Hello everyone. In this video, we're going to prove the claim that, "if $p$ and $p+1$ are prime, then $p=2$." Now there are many ways to prove this claim. I'm going to give a proof that breaks this into cases, and let me try to explain the reasoning behind this.
So when reading this, you should believe almost instantly that this is true, right? In your mind, you should think okay well, $p$ and $p+1$, well one of these two numbers must be even and because of that, $2$ must be a factor of the even number so one of these prime numbers must be $2$. That's sort of your intuition here.
I'm going to try to write this as best and as formally as I can with the tools that we have and you can go from there. So as I said, I'm going to break this into cases and because of what I just said about $2$ dividing numbers, it seems right to use a parity argument.
Case 1: $p$ is odd.
So here's the start of my parity argument. $p$ is an odd prime number and as we discussed in class, what does this mean? This means that $p\geq 3$.
If $p$ is odd, then $p\geq 3$ because it's an odd number and it's a prime number and we know that prime numbers $> 1$, so $p \geq 3$.
However this means, what about $p+1$, right? So then $p+1 \geq 4$ and $p+1$ is even. Remember $p+1$, what does it must have? Well it has more factors than we want, right, because it's going to have $2$ as a factor. $p+1$ has $1$, $2$, $p+1$ as positive factors.
What does this mean about our statement? In this case, "if $p$ and $p+1$ are prime". So if $p$ was an odd prime, then we know that $p+1$ can't be prime. So "$p$ and $p+1$ are prime", the hypothesis, is false. When the hypothesis is false, then the implication is true.
So we're done in this case, we've proven the implication. Once the hypothesis is false, the implication has to be true. So in this case we're done.
Case 2: $p$ is even.
In this case, what do we know? If $p$ is even, then what are the factors of $p$? Well $1$ is still a factor, $p$ is even which means that $2 \mid p$ so $2$ is a factor of $p$, and $p$ is also a factor of $p$.
So $p$ is even then $p$ has positive factors $1$, $2$, and $p$. However, according to the hypothesis, $p$ is prime.

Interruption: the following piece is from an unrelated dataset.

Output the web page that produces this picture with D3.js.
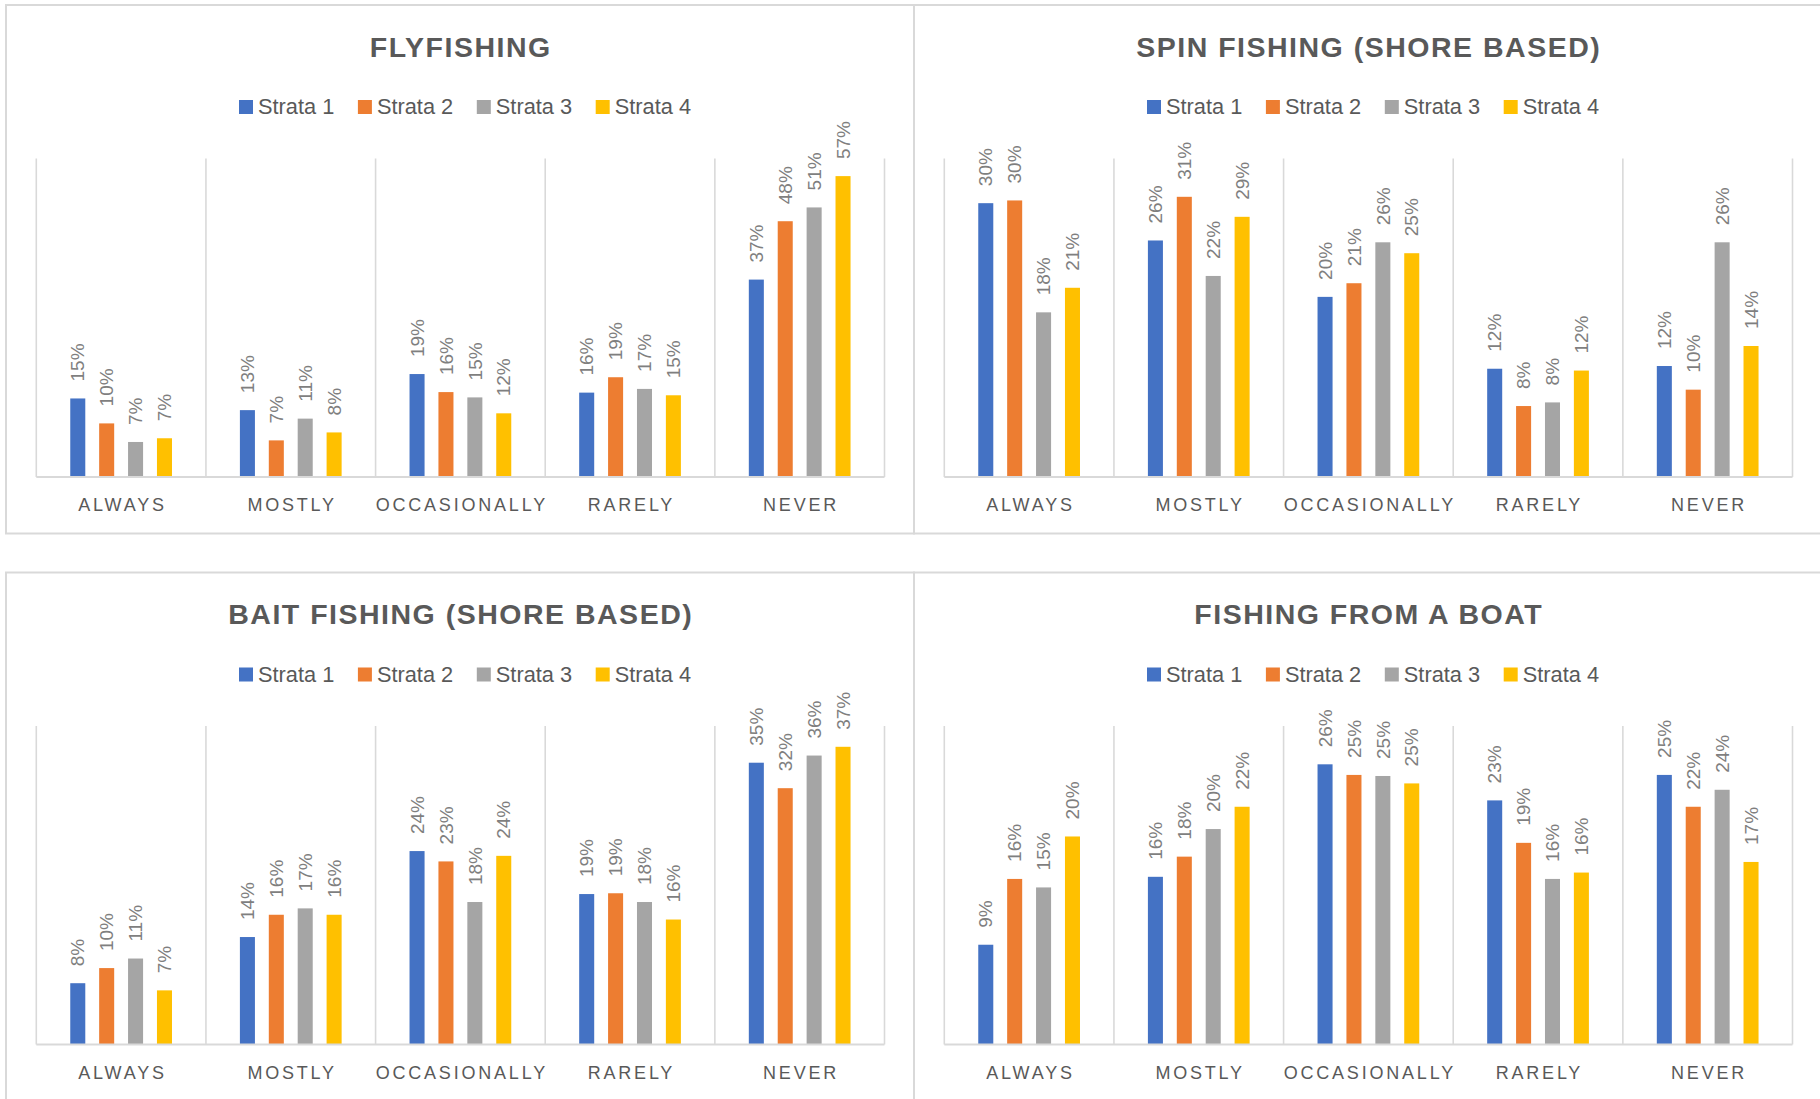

What can we conclude from this now? $p$ is prime so $p>1$ and $p$ only has two distinct positive factors. So what does this mean? We've written down three factors so two of them must be the same and the only two that can be the same are $2$ and $p$. Thus, $p=2$. This concludes the proof.
Let's read it all one more time just so that we can look at the cases.
Case 1: $p$ is odd. Then $p\geq 3$. However, $p+1\geq 4$ and $p+1$ is even. Thus, $p+1$ has $1, 2,$ and $p+1$ as positive factors. Hence, the hypothesis that $p$ and $p+1$ are prime is false. Thus, the implication is true.
Case 2: $p$ is even. Then $p$ must have factors $1, 2,$ and $p$. However, according to the hypothesis, $p$ is prime. Thus $p>1$ and $p$ only has two distinct positive factors. Thus $p=2$.
So remember the logic used in Case $1$: $A\Rightarrow B$, if $A$ is false then $A\Rightarrow B$ is true. Also the logic used in Case $2$: $A \Rightarrow B$, if $B$ is true, then $A\Rightarrow B$ is therefore true.
Okay, hopefully this helps and thank you for listening.